▶ [WHAT NEEDS TO BE DONE]: Lift out each line of the data that holds "this".

▶ [DATA TO USE]:
++++++++++
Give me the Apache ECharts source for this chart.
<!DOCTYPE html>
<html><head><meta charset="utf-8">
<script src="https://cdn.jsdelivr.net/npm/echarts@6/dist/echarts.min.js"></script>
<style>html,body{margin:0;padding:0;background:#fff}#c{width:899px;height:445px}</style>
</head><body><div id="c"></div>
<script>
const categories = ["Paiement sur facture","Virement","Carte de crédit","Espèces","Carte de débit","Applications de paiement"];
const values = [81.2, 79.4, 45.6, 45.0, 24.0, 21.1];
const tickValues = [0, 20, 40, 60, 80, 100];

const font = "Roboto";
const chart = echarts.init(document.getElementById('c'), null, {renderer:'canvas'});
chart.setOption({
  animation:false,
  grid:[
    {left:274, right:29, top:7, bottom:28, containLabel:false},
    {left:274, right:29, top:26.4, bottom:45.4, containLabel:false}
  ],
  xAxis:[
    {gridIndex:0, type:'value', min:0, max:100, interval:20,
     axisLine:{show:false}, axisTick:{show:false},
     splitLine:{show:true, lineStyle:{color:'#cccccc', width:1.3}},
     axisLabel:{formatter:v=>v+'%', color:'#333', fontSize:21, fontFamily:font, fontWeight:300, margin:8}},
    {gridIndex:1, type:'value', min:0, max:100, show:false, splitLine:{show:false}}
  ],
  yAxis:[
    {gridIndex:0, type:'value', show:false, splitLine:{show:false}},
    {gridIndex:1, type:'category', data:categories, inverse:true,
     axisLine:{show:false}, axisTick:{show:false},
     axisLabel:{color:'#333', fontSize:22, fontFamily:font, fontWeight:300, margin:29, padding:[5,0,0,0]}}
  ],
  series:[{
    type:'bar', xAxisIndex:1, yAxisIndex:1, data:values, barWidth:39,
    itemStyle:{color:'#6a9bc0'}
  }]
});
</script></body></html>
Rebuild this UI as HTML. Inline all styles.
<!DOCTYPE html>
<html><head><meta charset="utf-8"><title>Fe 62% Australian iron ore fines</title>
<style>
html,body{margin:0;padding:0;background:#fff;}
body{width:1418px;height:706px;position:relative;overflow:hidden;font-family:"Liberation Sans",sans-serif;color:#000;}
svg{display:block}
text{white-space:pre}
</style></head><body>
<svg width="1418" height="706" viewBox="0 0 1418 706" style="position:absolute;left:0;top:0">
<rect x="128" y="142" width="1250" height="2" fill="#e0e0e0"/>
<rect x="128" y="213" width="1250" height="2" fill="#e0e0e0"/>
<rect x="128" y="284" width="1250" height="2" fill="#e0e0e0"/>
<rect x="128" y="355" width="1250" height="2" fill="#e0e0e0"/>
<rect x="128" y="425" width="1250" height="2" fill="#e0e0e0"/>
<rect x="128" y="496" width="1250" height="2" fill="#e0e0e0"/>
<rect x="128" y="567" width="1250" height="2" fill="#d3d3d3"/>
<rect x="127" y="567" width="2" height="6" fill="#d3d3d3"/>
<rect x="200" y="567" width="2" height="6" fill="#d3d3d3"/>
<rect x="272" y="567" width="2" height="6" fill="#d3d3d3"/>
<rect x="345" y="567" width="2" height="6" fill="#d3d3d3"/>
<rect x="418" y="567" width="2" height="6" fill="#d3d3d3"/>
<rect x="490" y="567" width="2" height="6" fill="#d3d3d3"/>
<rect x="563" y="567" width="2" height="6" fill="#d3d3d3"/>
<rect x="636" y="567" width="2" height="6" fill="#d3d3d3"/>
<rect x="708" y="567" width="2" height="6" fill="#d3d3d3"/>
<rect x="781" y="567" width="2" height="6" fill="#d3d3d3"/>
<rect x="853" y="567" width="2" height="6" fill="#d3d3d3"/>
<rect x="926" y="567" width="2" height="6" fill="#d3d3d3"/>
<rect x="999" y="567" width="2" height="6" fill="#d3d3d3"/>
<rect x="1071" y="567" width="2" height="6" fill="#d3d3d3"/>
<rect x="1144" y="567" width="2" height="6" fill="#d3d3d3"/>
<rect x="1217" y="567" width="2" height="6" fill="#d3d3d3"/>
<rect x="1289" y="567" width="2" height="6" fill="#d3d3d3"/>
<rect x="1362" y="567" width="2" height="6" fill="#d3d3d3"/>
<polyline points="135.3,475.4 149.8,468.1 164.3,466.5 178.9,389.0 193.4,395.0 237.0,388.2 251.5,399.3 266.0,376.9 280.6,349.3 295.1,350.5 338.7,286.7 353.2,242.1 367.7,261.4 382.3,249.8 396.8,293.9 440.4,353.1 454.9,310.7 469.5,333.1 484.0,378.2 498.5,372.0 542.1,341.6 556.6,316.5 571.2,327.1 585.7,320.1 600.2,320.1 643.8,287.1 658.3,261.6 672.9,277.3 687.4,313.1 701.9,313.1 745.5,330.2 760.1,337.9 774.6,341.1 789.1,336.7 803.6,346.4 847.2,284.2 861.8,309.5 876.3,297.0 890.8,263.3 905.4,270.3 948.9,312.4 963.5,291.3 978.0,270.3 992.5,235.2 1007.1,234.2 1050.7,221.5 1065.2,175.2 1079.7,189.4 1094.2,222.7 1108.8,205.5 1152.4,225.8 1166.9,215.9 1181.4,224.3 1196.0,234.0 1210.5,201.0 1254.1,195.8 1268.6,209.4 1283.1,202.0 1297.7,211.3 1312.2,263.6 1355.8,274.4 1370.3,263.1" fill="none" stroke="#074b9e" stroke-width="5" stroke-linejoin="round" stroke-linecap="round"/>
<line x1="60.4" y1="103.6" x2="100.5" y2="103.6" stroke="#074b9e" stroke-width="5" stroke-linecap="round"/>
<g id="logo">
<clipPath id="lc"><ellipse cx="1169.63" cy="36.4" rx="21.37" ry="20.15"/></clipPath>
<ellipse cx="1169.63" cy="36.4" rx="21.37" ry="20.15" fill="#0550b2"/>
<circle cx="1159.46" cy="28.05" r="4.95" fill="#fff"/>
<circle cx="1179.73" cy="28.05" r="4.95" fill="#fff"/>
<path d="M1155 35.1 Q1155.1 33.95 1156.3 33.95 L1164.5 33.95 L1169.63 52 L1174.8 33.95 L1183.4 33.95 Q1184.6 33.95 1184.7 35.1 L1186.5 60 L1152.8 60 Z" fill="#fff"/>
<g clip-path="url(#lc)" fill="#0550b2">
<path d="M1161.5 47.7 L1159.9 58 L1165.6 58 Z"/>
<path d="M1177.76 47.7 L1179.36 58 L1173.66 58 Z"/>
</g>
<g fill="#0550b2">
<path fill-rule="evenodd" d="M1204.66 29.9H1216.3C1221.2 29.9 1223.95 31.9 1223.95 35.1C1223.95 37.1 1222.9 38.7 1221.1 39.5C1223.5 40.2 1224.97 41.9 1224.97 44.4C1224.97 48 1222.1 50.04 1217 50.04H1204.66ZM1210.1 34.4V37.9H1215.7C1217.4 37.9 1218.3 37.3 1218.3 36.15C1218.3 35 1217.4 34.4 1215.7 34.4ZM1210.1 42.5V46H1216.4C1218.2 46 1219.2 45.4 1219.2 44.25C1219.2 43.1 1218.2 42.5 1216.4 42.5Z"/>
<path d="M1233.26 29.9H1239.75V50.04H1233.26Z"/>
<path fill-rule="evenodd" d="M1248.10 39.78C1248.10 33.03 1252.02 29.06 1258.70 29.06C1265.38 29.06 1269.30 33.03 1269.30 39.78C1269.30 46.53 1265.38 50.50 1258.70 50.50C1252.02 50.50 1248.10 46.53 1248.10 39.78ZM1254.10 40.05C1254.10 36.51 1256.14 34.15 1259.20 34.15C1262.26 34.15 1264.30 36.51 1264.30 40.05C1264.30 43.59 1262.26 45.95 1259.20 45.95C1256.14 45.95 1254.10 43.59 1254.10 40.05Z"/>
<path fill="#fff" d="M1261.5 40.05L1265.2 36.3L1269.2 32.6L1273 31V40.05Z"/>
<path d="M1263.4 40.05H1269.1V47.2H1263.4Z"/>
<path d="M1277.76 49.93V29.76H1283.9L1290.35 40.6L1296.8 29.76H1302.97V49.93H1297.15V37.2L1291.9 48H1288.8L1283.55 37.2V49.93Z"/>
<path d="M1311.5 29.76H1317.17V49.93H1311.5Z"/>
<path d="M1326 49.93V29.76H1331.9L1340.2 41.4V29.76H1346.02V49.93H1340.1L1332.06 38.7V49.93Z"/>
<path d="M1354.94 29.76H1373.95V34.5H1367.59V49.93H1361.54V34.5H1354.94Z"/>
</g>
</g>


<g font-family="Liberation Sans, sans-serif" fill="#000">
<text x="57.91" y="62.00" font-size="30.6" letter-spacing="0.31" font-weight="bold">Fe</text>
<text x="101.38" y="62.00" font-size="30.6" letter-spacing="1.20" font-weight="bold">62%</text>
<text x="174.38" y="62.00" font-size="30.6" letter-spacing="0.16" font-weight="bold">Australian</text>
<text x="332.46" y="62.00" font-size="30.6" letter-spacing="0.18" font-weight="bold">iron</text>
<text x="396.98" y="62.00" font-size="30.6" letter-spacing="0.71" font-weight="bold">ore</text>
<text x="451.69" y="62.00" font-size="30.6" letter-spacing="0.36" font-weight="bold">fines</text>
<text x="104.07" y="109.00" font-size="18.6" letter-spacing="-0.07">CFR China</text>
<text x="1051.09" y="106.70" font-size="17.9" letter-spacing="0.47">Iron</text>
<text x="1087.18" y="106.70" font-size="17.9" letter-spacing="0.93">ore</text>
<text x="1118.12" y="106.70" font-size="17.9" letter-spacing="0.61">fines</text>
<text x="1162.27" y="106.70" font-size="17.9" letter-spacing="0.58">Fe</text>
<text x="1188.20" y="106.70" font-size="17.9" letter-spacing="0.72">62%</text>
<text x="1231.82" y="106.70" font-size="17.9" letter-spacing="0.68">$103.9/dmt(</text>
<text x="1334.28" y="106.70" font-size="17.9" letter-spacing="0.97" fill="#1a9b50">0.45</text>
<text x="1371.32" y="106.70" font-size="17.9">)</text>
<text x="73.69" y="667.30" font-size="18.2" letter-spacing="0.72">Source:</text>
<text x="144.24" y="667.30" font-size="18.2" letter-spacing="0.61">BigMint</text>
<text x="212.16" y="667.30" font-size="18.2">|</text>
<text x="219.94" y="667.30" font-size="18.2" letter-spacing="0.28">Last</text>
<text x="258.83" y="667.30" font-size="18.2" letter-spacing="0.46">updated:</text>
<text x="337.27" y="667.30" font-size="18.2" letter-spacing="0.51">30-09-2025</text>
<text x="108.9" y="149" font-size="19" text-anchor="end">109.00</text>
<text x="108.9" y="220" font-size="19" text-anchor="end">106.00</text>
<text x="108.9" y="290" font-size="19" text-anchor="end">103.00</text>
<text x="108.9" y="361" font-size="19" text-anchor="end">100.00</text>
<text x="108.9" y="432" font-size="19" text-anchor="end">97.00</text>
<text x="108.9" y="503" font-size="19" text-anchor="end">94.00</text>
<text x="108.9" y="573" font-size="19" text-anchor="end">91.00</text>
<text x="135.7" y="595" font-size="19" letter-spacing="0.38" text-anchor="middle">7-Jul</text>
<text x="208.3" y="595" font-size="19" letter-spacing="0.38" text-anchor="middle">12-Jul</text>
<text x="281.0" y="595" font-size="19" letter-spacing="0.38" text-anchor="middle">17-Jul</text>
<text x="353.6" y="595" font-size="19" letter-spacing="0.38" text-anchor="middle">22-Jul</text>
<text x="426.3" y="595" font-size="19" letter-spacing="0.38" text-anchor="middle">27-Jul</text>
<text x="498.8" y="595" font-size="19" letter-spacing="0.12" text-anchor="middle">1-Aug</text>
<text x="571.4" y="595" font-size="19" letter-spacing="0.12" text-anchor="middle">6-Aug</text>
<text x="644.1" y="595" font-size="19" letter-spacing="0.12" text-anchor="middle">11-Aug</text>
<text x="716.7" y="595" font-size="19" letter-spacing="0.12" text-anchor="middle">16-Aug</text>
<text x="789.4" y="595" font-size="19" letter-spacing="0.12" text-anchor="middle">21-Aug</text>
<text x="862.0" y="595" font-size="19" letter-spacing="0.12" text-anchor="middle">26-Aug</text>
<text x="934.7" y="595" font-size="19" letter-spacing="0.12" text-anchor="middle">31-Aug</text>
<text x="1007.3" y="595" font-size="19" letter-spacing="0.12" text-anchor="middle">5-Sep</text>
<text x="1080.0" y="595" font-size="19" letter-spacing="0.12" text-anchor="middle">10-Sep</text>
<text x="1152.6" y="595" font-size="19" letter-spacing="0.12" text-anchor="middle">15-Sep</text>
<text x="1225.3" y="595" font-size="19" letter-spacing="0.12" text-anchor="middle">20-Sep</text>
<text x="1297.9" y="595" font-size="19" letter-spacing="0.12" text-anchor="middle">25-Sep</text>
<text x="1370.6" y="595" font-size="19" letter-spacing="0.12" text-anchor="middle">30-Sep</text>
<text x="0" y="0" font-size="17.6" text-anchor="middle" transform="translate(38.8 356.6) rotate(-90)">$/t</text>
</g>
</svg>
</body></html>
++++++++++
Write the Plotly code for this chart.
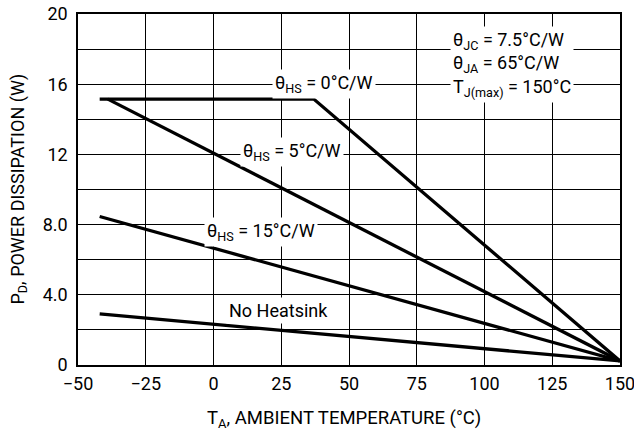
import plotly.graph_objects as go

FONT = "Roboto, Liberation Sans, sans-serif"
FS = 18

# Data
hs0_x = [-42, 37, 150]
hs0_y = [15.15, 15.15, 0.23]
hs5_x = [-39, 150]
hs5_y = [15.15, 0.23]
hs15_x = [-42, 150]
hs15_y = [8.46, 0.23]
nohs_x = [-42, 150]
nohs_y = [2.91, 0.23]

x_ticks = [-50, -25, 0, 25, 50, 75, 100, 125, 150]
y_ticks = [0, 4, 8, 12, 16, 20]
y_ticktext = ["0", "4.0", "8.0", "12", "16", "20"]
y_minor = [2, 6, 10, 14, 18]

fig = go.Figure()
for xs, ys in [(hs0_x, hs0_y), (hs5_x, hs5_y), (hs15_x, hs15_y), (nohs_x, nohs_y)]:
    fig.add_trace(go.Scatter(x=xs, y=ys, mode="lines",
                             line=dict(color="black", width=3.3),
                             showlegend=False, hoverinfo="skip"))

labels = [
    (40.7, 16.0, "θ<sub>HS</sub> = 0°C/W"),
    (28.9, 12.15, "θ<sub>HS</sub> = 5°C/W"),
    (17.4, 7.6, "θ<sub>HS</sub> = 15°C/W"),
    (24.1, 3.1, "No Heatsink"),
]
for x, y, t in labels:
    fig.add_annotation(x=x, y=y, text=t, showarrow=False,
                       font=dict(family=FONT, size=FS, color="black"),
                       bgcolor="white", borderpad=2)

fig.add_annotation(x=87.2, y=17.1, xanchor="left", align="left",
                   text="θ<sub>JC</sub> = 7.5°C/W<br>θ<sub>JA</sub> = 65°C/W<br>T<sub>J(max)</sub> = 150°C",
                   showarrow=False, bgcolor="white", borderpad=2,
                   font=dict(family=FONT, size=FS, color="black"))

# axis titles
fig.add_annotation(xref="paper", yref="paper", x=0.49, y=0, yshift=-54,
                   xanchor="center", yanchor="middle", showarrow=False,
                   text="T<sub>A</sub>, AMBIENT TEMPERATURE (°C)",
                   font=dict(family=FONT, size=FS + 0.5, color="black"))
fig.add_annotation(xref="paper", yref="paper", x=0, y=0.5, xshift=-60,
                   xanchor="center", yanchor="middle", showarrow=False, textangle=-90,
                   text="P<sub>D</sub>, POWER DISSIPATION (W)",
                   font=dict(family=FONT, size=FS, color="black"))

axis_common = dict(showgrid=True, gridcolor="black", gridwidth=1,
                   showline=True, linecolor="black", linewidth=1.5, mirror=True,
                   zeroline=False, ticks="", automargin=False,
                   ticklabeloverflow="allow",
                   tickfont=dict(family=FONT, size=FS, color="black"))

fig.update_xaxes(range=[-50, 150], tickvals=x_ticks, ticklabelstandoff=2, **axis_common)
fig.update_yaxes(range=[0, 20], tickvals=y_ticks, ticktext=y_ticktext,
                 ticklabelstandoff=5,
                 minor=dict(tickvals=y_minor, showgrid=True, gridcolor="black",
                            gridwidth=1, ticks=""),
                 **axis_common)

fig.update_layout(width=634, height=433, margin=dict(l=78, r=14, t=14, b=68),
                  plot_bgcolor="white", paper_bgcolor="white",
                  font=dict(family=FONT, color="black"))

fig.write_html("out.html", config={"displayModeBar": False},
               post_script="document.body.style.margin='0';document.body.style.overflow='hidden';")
++++++++++
▶ [FULL SOLUTION]:
Give me the Apache ECharts source for this chart.
Rebuild this UI as HTML. Inline all styles.
Write the Plotly code for this chart.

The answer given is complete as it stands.